The Mental Health Foundation are in agreement and state that 70% of children and young people who experience a mental health problem have not had appropriate interventions at a sufficiently early age.

Schools are also appearing to have less emphasis on PSHE, as SAT’s are increasingly seen as the ultimate gold standard of primary school success. This ‘quest to test’ has come at the expense of child emotional development. Overall, teachers are less confident about teaching PSHE and are not trained sufficiently to do so (Ofsted 2013).

Ironically, there is academic data by Sklad, M, Diekstra, R, De Ritter, M, Ben, J and Gravesteijn, C (2012) clearly suggests that improvements in social and emotional education will increase academic attainment.

If Her Royal Highness The Duchess of Cambridge is right, and we do need to prioritise, above all else, the emotional needs of our young people (2016), then this is where timing and opportunity come together for anyone who has the interests of young people at heart. So, what can be done to disarm this ‘ticking timebomb?’
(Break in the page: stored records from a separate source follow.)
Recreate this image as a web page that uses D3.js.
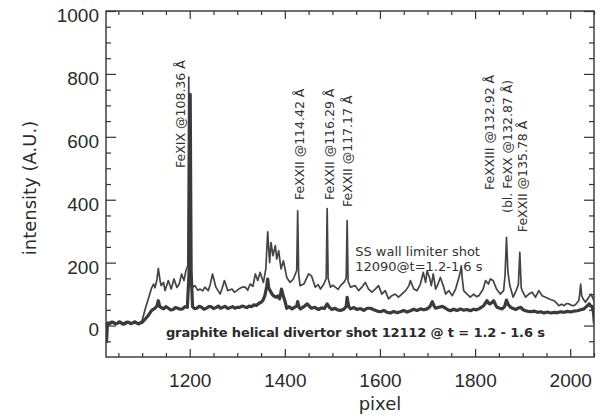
<!DOCTYPE html>
<html>
<head>
<meta charset="utf-8">
<script src="https://cdn.jsdelivr.net/npm/d3@7"></script>
<style>
    body { margin: 0; background: #fff; }
    svg  { font-family: 'DejaVu Sans', sans-serif; }
    .axis path { display: none; }
    .axis line { stroke: #333; stroke-width: 1.2; }
    .axis text { fill: #2a2a2a; font-size: 19px; }
</style>
</head>
<body>
<div id="graph"></div>
<script>

// SS wall limiter shot 12090 (upper, thin trace)
var ssPixel = [ 1024, 1032, 1040, 1048, 1056, 1064, 1072, 1080, 1088, 1096, 1100, 1106, 1113, 1120, 1124, 1127,
                1131, 1134, 1138, 1140, 1145, 1148, 1155, 1161, 1167, 1173, 1178, 1183, 1188, 1192, 1196, 1198,
                1200, 1206, 1211, 1217, 1222, 1227, 1232, 1239, 1243, 1248, 1255, 1264, 1268, 1273, 1280, 1289,
                1294, 1299, 1305, 1310, 1317, 1322, 1327, 1333, 1338, 1343, 1348, 1355, 1360, 1364, 1368, 1371,
                1375, 1380, 1383, 1387, 1392, 1397, 1404, 1411, 1418, 1422, 1425, 1427, 1429, 1432, 1440, 1450,
                1456, 1464, 1470, 1475, 1482, 1487, 1489, 1491, 1496, 1501, 1506, 1512, 1517, 1524, 1529, 1531,
                1533, 1538, 1548, 1555, 1562, 1569, 1576, 1583, 1590, 1597, 1604, 1611, 1618, 1625, 1632, 1639,
                1646, 1654, 1661, 1664, 1671, 1678, 1685, 1691, 1696, 1699, 1704, 1708, 1712, 1717, 1722, 1727,
                1733, 1738, 1745, 1752, 1759, 1766, 1769, 1771, 1773, 1776, 1783, 1790, 1797, 1803, 1808, 1817,
                1822, 1828, 1832, 1838, 1845, 1853, 1860, 1863, 1866, 1869, 1873, 1880, 1885, 1891, 1894, 1897,
                1899, 1906, 1913, 1920, 1927, 1934, 1941, 1948, 1955, 1960, 1966, 1971, 1976, 1982, 1987, 1992,
                1997, 2003, 2008, 2013, 2018, 2020, 2022, 2024, 2027, 2032, 2039, 2044, 2051 ];

var ssValue = [ 8, 10, 7, 9, 6, 10, 8, 9, 7, 10, 16, 50, 85, 120, 132, 120,
                145, 182, 140, 127, 137, 111, 143, 116, 148, 121, 132, 164, 143, 174, 190, 790,
                190, 122, 127, 112, 116, 110, 122, 111, 130, 164, 122, 100, 118, 143, 111, 116,
                106, 111, 118, 122, 122, 112, 132, 125, 164, 143, 169, 137, 180, 298, 200, 264,
                222, 254, 211, 238, 180, 206, 153, 137, 148, 164, 175, 365, 165, 127, 132, 164,
                158, 122, 130, 116, 132, 150, 372, 150, 122, 128, 122, 115, 127, 137, 150, 334,
                140, 122, 127, 111, 122, 137, 116, 106, 116, 127, 100, 111, 85, 95, 100, 90,
                100, 111, 127, 143, 116, 111, 132, 169, 137, 174, 153, 127, 164, 116, 132, 153,
                127, 100, 111, 95, 116, 153, 170, 190, 150, 111, 100, 90, 100, 92, 95, 116,
                143, 132, 148, 143, 116, 100, 111, 160, 280, 170, 127, 90, 106, 130, 233, 120,
                111, 90, 100, 106, 90, 111, 95, 90, 85, 82, 79, 72, 63, 68, 63, 70,
                69, 64, 63, 70, 79, 100, 132, 95, 85, 74, 90, 100, 74 ];

// graphite helical divertor shot 12112 (lower, thick trace)
var grPixel = [ 1025, 1027, 1032, 1036, 1040, 1044, 1048, 1052, 1056, 1060, 1064, 1068, 1072, 1076, 1080, 1084,
                1088, 1092, 1096, 1100, 1106, 1113, 1120, 1127, 1131, 1134, 1137, 1140, 1145, 1150, 1155, 1160,
                1165, 1170, 1175, 1180, 1185, 1190, 1195, 1199, 1201, 1203, 1206, 1210, 1215, 1220, 1225, 1230,
                1235, 1240, 1245, 1250, 1255, 1260, 1265, 1270, 1275, 1280, 1285, 1290, 1295, 1300, 1305, 1310,
                1315, 1320, 1325, 1330, 1335, 1340, 1345, 1350, 1354, 1358, 1362, 1364, 1366, 1369, 1373, 1376,
                1381, 1385, 1389, 1393, 1396, 1400, 1404, 1409, 1415, 1420, 1425, 1427, 1430, 1433, 1440, 1447,
                1451, 1456, 1463, 1471, 1477, 1483, 1489, 1494, 1499, 1505, 1511, 1517, 1524, 1529, 1531, 1534,
                1538, 1545, 1552, 1559, 1566, 1573, 1580, 1587, 1594, 1601, 1608, 1615, 1622, 1629, 1636, 1643,
                1650, 1657, 1664, 1671, 1678, 1685, 1692, 1699, 1705, 1710, 1714, 1717, 1724, 1731, 1738, 1743,
                1748, 1755, 1762, 1769, 1776, 1783, 1790, 1797, 1803, 1808, 1813, 1818, 1825, 1829, 1832, 1836,
                1839, 1843, 1846, 1852, 1857, 1862, 1866, 1870, 1875, 1880, 1885, 1890, 1896, 1901, 1906, 1912,
                1918, 1924, 1931, 1938, 1945, 1952, 1959, 1966, 1973, 1980, 1987, 1994, 2001, 2008, 2015, 2022,
                2029, 2034, 2040, 2043, 2046, 2049, 2051 ];

var grValue = [ -55, 8, 6, 11, 10, 5, 7, 12, 9, 4, 6, 11, 10, 6, 8, 12,
                9, 5, 8, 10, 20, 32, 48, 55, 62, 79, 60, 58, 53, 60, 55, 50,
                51, 57, 55, 52, 53, 60, 58, 180, 735, 170, 60, 54, 55, 61, 58, 52,
                55, 60, 60, 54, 57, 62, 55, 58, 61, 54, 57, 60, 55, 58, 58, 62,
                60, 57, 62, 60, 66, 64, 70, 74, 80, 95, 125, 148, 120, 111, 100, 95,
                90, 94, 85, 116, 98, 79, 55, 60, 53, 58, 62, 76, 58, 53, 60, 69,
                62, 55, 58, 51, 56, 54, 69, 57, 51, 55, 50, 48, 52, 60, 90, 62,
                53, 57, 51, 54, 48, 55, 55, 50, 46, 44, 48, 42, 40, 45, 41, 44,
                48, 43, 47, 52, 48, 53, 50, 53, 60, 76, 62, 55, 58, 61, 55, 50,
                47, 52, 48, 53, 49, 51, 47, 52, 50, 53, 58, 63, 79, 70, 69, 74,
                79, 66, 58, 55, 53, 60, 81, 66, 58, 54, 51, 55, 58, 50, 47, 45,
                44, 46, 42, 44, 40, 43, 40, 42, 41, 44, 42, 45, 43, 46, 47, 50,
                53, 60, 69, 62, 61, 40, 5 ];

// y axis ticks and x axis ticks
var yTickLabels = [ 0, 200, 400, 600, 800, 1000 ];
var yMinorTicks = [ -50, 50, 100, 150, 250, 300, 350, 450, 500, 550, 650, 700, 750, 850, 900, 950 ];
var xTickLabels = [ 1200, 1400, 1600, 1800, 2000 ];
var xMinorTicks = [ 1050, 1100, 1150, 1250, 1300, 1350, 1450, 1500, 1550, 1650, 1700, 1750, 1850, 1900, 1950, 2050 ];

// line identifications: text, pixel of the column, intensity where the text starts
var lineNames  = [ 'FeXIX @108.36 Å', 'FeXXII @114.42 Å', 'FeXXII @116.29 Å', 'FeXXII @117.17 Å',
                   'FeXXIII @132.92 Å', '(bl. FeXX @132.87 Å)', 'FeXXII @135.78 Å' ];
var linePixel  = [ 1180, 1432, 1495, 1533, 1830, 1869, 1899 ];
var lineStart  = [ 501, 399, 399, 377, 431, 358, 297 ];


function D3App ()
{
    var margin = { top: 11, right: 15, bottom: 63, left: 106 };
    var width  = 609 - margin.left - margin.right;
    var height = 420 - margin.top  - margin.bottom;

    var svg = d3.select ('#graph')
                .append ('svg')
                .attr ('width', 609)
                .attr ('height', 420)
                .append ('g')
                .attr ('transform', 'translate(' + margin.left + ',' + margin.top + ')');

    var xScale = d3.scaleLinear ()
                   .domain ([ 1024, 2050 ])
                   .range ([ 0, width ]);

    var yScale = d3.scaleLinear ()
                   .domain ([ -100, 1000 ])
                   .range ([ height, 0 ]);

    // major ticks point inward, minor ticks are half as long
    svg.append ('g')
       .attr ('class', 'axis')
       .attr ('transform', 'translate(0,' + height + ')')
       .call (d3.axisBottom (xScale).tickValues (xTickLabels).tickSize (-8).tickPadding (17).tickFormat (d3.format ('d')));

    svg.append ('g')
       .attr ('class', 'axis')
       .attr ('transform', 'translate(0,' + height + ')')
       .call (d3.axisBottom (xScale).tickValues (xMinorTicks).tickSize (-4).tickFormat (''));

    svg.append ('g')
       .attr ('class', 'axis')
       .call (d3.axisTop (xScale).tickValues (xTickLabels).tickSize (-8).tickFormat (''));

    svg.append ('g')
       .attr ('class', 'axis')
       .call (d3.axisTop (xScale).tickValues (xMinorTicks).tickSize (-4).tickFormat (''));

    var yAxisG = svg.append ('g')
                    .attr ('class', 'axis')
                    .call (d3.axisLeft (yScale).tickValues (yTickLabels).tickSize (-10).tickPadding (7).tickFormat (d3.format ('d')));
    yAxisG.selectAll ('text').attr ('dy', '0.55em');

    svg.append ('g')
       .attr ('class', 'axis')
       .call (d3.axisLeft (yScale).tickValues (yMinorTicks).tickSize (-5).tickFormat (''));

    svg.append ('g')
       .attr ('class', 'axis')
       .attr ('transform', 'translate(' + width + ',0)')
       .call (d3.axisRight (yScale).tickValues (yTickLabels).tickSize (-10).tickFormat (''));

    svg.append ('g')
       .attr ('class', 'axis')
       .attr ('transform', 'translate(' + width + ',0)')
       .call (d3.axisRight (yScale).tickValues (yMinorTicks).tickSize (-5).tickFormat (''));

    // frame
    svg.append ('rect')
       .attr ('width', width)
       .attr ('height', height)
       .style ('fill', 'none')
       .style ('stroke', '#333')
       .style ('stroke-width', 1.4);

    svg.append ('clipPath').attr ('id', 'plotClip')
       .append ('rect').attr ('width', width).attr ('height', height);

    var line = d3.line ()
                 .x (function (d) { return xScale (d[0]); })
                 .y (function (d) { return yScale (d[1]); });

    var ssData = ssPixel.map (function (p, i) { return [ p, ssValue[i] ]; });
    var grData = grPixel.map (function (p, i) { return [ p, grValue[i] ]; });

    svg.append ('path')
       .datum (ssData)
       .attr ('clip-path', 'url(#plotClip)')
       .attr ('d', line)
       .style ('fill', 'none')
       .style ('stroke', '#444')
       .style ('stroke-width', 1.7)
       .style ('stroke-linejoin', 'round');

    svg.append ('path')
       .datum (grData)
       .attr ('clip-path', 'url(#plotClip)')
       .attr ('d', line)
       .style ('fill', 'none')
       .style ('stroke', '#3a3a3a')
       .style ('stroke-width', 3.2)
       .style ('stroke-linejoin', 'round');

    // vertical line identifications
    lineNames.forEach (function (name, i)
    {
        var px = xScale (linePixel[i]);
        var py = yScale (lineStart[i]);
        svg.append ('text')
           .attr ('transform', 'translate(' + px + ',' + py + ') rotate(-90)')
           .attr ('dy', '0.35em')
           .style ('font-size', '12.5px')
           .style ('fill', '#333')
           .text (name);
    });

    // shot captions
    svg.append ('text')
       .attr ('x', xScale (1548))
       .attr ('y', yScale (220))
       .style ('font-size', '13px')
       .style ('fill', '#333')
       .text ('SS wall limiter shot');

    svg.append ('text')
       .attr ('x', xScale (1548))
       .attr ('y', yScale (173))
       .style ('font-size', '13px')
       .style ('fill', '#333')
       .text ('12090@t=1.2-1.6 s');

    svg.append ('text')
       .attr ('x', xScale (1150))
       .attr ('y', yScale (-35))
       .attr ('textLength', 379)
       .style ('font-size', '13px')
       .style ('font-weight', 'bold')
       .style ('fill', '#2a2a2a')
       .text ('graphite helical divertor shot 12112 @ t = 1.2 - 1.6 s');

    // axis titles
    svg.append ('text')
       .attr ('transform', 'translate(' + (-70) + ',' + (height / 2 + 4) + ') rotate(-90)')
       .attr ('text-anchor', 'middle')
       .style ('font-size', '18px')
       .style ('fill', '#2a2a2a')
       .text ('intensity (A.U.)');

    svg.append ('text')
       .attr ('x', xScale (1600))
       .attr ('y', height + 53)
       .attr ('text-anchor', 'middle')
       .style ('font-size', '18px')
       .style ('fill', '#2a2a2a')
       .text ('pixel');
}

D3App ();

</script>
</body>
</html>
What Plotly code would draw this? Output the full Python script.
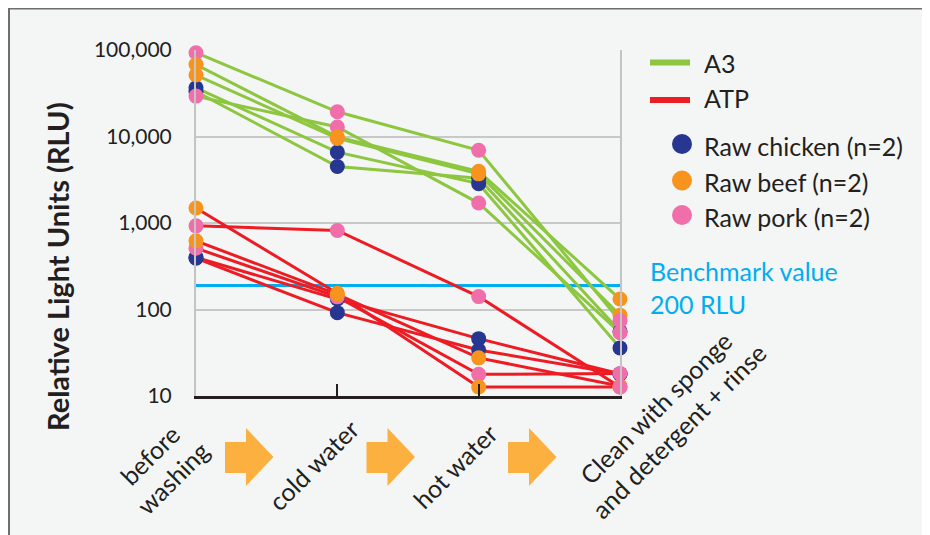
import plotly.graph_objects as go

# ---------------- data ----------------
STAGES = ["before washing", "cold water", "hot water", "clean"]
STAGE_LABELS = ["before<br>washing", "cold water", "hot water",
                "Clean with sponge<br>and detergent + rinse"]

Y_TICK_VALUES = [10, 100, 1000, 10000, 100000]
Y_TICK_LABELS = ["10", "100", "1,000", "10,000", "100,000"]

BENCHMARK_RLU = 190
BENCHMARK_TEXT = "Benchmark value<br>200 RLU"

# A3 readings (RLU) per stage
A3_CHICKEN_1 = [36600, 6600, 2850, 36]
A3_CHICKEN_2 = [33000, 4500, 3300, 56]
A3_PORK_1 = [93000, 19300, 6930, 74]
A3_PORK_2 = [29300, 12900, 1700, 54]
A3_BEEF_1 = [68000, 9900, 3960, 132]
A3_BEEF_2 = [51300, 9500, 3700, 86]

# ATP readings (RLU) per stage
ATP_CHICKEN_1 = [392, 92, 34, 18]
ATP_CHICKEN_2 = [400, 132, 46, 18]
ATP_PORK_1 = [927, 820, 141, 12.7]
ATP_PORK_2 = [512, 140, 17.8, 18.2]
ATP_BEEF_1 = [1490, 154, 12.7, 12.7]
ATP_BEEF_2 = [622, 150, 27.6, 13]

METHOD_NAMES = ["A3", "ATP"]

# ---------------- style ----------------
GREEN = "#8dc63f"
RED = "#ed1c24"
CYAN = "#00aeef"
NAVY = "#273691"
ORANGE = "#f7941d"
PINK = "#f06eaa"
ARROW = "#fbb040"
TEXT = "#231f20"
BG = "#f4f5f5"
FONT = "Lato"

SAMPLE_COLORS = {"Raw chicken (n=2)": NAVY, "Raw pork (n=2)": PINK, "Raw beef (n=2)": ORANGE}

samples = [
    ("Raw chicken (n=2)", A3_CHICKEN_1, ATP_CHICKEN_1),
    ("Raw chicken (n=2)", A3_CHICKEN_2, ATP_CHICKEN_2),
    ("Raw pork (n=2)", A3_PORK_1, ATP_PORK_1),
    ("Raw pork (n=2)", A3_PORK_2, ATP_PORK_2),
    ("Raw beef (n=2)", A3_BEEF_1, ATP_BEEF_1),
    ("Raw beef (n=2)", A3_BEEF_2, ATP_BEEF_2),
]

# plot area in page pixels (page has an 8px body margin)
OFF = 8
L, R, T, B = 196, 620, 50, 396
W_PX, H_PX = 930 - OFF, 535 - OFF


def px(x):
    return (x - L) / (R - L)


def py(y):
    return (B - y) / (B - T)


fig = go.Figure()

# benchmark line
fig.add_trace(go.Scatter(x=[STAGES[0], STAGES[-1]], y=[BENCHMARK_RLU, BENCHMARK_RLU],
                         mode="lines", line=dict(color=CYAN, width=3),
                         cliponaxis=False, showlegend=False, hoverinfo="skip"))

# lines
for name, a3, atp in samples:
    fig.add_trace(go.Scatter(x=STAGES, y=a3, mode="lines",
                             line=dict(color=GREEN, width=3),
                             cliponaxis=False, showlegend=False, name="A3"))
for name, a3, atp in samples:
    fig.add_trace(go.Scatter(x=STAGES, y=atp, mode="lines",
                             line=dict(color=RED, width=3),
                             cliponaxis=False, showlegend=False, name="ATP"))

# markers: first three stages (beef on top), then the last stage (pork on top)
order_early = ["Raw chicken (n=2)", "Raw pork (n=2)", "Raw beef (n=2)"]
order_last = ["Raw chicken (n=2)", "Raw beef (n=2)", "Raw pork (n=2)"]
for order, sl in ((order_early, slice(0, 3)), (order_last, slice(3, 4))):
    for group in order:
        for name, a3, atp in samples:
            if name != group:
                continue
            for vals in (a3, atp):
                fig.add_trace(go.Scatter(x=STAGES[sl], y=vals[sl], mode="markers",
                                         marker=dict(color=SAMPLE_COLORS[name], size=15,
                                                     line=dict(width=0)),
                                         cliponaxis=False, showlegend=False, name=name))

shapes = []
# frame background
shapes.append(dict(type="rect", xref="paper", yref="paper",
                   x0=px(9), x1=px(945), y0=py(550), y1=py(8.5),
                   fillcolor=BG, line=dict(color="#6d6e71", width=2), layer="below"))

# process arrows between stages
for i in range(3):
    off = i * 141.5
    x0, xn, xt = 225 + off, 246 + off, 273.5 + off
    path = (f"M {px(x0)} {py(442)} L {px(xn)} {py(442)} L {px(xn)} {py(428)} "
            f"L {px(xt)} {py(457)} L {px(xn)} {py(486)} L {px(xn)} {py(473)} "
            f"L {px(x0)} {py(473)} Z")
    shapes.append(dict(type="path", xref="paper", yref="paper", path=path,
                       fillcolor=ARROW, line=dict(width=0)))

# legend glyphs
shapes.append(dict(type="line", xref="paper", yref="paper",
                   x0=px(650), x1=px(690), y0=py(62.5), y1=py(62.5),
                   line=dict(color=GREEN, width=6)))
shapes.append(dict(type="line", xref="paper", yref="paper",
                   x0=px(650), x1=px(690), y0=py(100), y1=py(100),
                   line=dict(color=RED, width=6)))
legend_rows = [("Raw chicken (n=2)", 144), ("Raw beef (n=2)", 180.5), ("Raw pork (n=2)", 215)]
for name, cy in legend_rows:
    shapes.append(dict(type="circle", xref="paper", yref="paper",
                       x0=px(672), x1=px(692), y0=py(cy + 10), y1=py(cy - 10),
                       fillcolor=SAMPLE_COLORS[name], line=dict(width=0)))

annotations = []
# y title
annotations.append(dict(text="Relative Light Units (RLU)", xref="paper", yref="paper",
                        x=px(57), y=py(267), textangle=-90, showarrow=False,
                        xanchor="center", yanchor="middle",
                        font=dict(family=FONT, size=29, color=TEXT, weight="bold")))
# x labels
label_centers = [(161, 466), (313, 465), (455, 466), (667, 419)]
for lab, (cx, cy) in zip(STAGE_LABELS, label_centers):
    annotations.append(dict(text=lab, xref="paper", yref="paper", x=px(cx), y=py(cy),
                            textangle=-45, showarrow=False, xanchor="center",
                            yanchor="middle", align="center",
                            font=dict(family=FONT, size=25, color=TEXT)))
# legend texts
for txt, cy in [(METHOD_NAMES[0], 63), (METHOD_NAMES[1], 98)] + [(n, c + 1.5) for n, c in legend_rows]:
    annotations.append(dict(text=txt, xref="paper", yref="paper", x=px(702), y=py(cy),
                            showarrow=False, xanchor="left", yanchor="middle",
                            font=dict(family=FONT, size=25, color=TEXT)))
# benchmark text
annotations.append(dict(text=BENCHMARK_TEXT, xref="paper", yref="paper", x=px(648), y=py(287),
                        showarrow=False, xanchor="left", yanchor="middle", align="left",
                        font=dict(family=FONT, size=25, color=CYAN)))

fig.update_layout(
    width=W_PX, height=H_PX,
    margin=dict(l=L - OFF, r=W_PX - (R - OFF), t=T - OFF, b=H_PX - (B - OFF), autoexpand=False),
    paper_bgcolor="white", plot_bgcolor="rgba(0,0,0,0)",
    showlegend=False, shapes=shapes, annotations=annotations,
    font=dict(family=FONT, color=TEXT),
    xaxis=dict(type="category", categoryorder="array", categoryarray=STAGES,
               range=[0, 3], showgrid=False, showticklabels=False,
               ticks="inside", ticklen=12, tickwidth=2, tickcolor=TEXT,
               showline=True, linecolor=TEXT, linewidth=3, zeroline=False,
               automargin=False, fixedrange=True),
    yaxis=dict(type="log", range=[1, 5], tickvals=Y_TICK_VALUES, ticktext=Y_TICK_LABELS,
               showgrid=True, gridcolor="#c8c8c8", gridwidth=2,
               showline=True, linecolor="#c4c4c4", linewidth=2, mirror=True,
               ticks="", ticklabelstandoff=18, automargin=False,
               tickfont=dict(family=FONT, size=21, color=TEXT), fixedrange=True),
)

fig.write_html("out.html")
We need to prepare our children in a way that not only insulates them from these negative influences, but also allows them to thrive and reach their full potential, in school and in life. So, given that we know emotional development is crucial, how do we tackle it given the constraints mentioned above.

The Solution

Factors outside school like a loving family support unit that is stable with routines and structures, positive role models and opportunities to engage healthily with the environment, all provide a solid foundation upon which to deliver a complementary and effective school strategy.

Within school, there is a clear need for dedicated lesson/non-lesson time involving a coordinated programme from Year 1 building language, depth and meaning as the child progresses up to Year 6. At Year 7 there must be an intervention nurturing type mechanism that allows pupils to grasp the tools needed for emotional development.

The initial focus should be on self-belief/self-esteem and emotional confidence as this is the platform from which pupils become aware of their capabilities and the needs of others.

This can take the form of identifying personal qualities and achievements or using the ginger bread exercise, the negative influence of comparison, role play of difficult situations and one to one or group discussion about how we feel about ourselves and our capabilities.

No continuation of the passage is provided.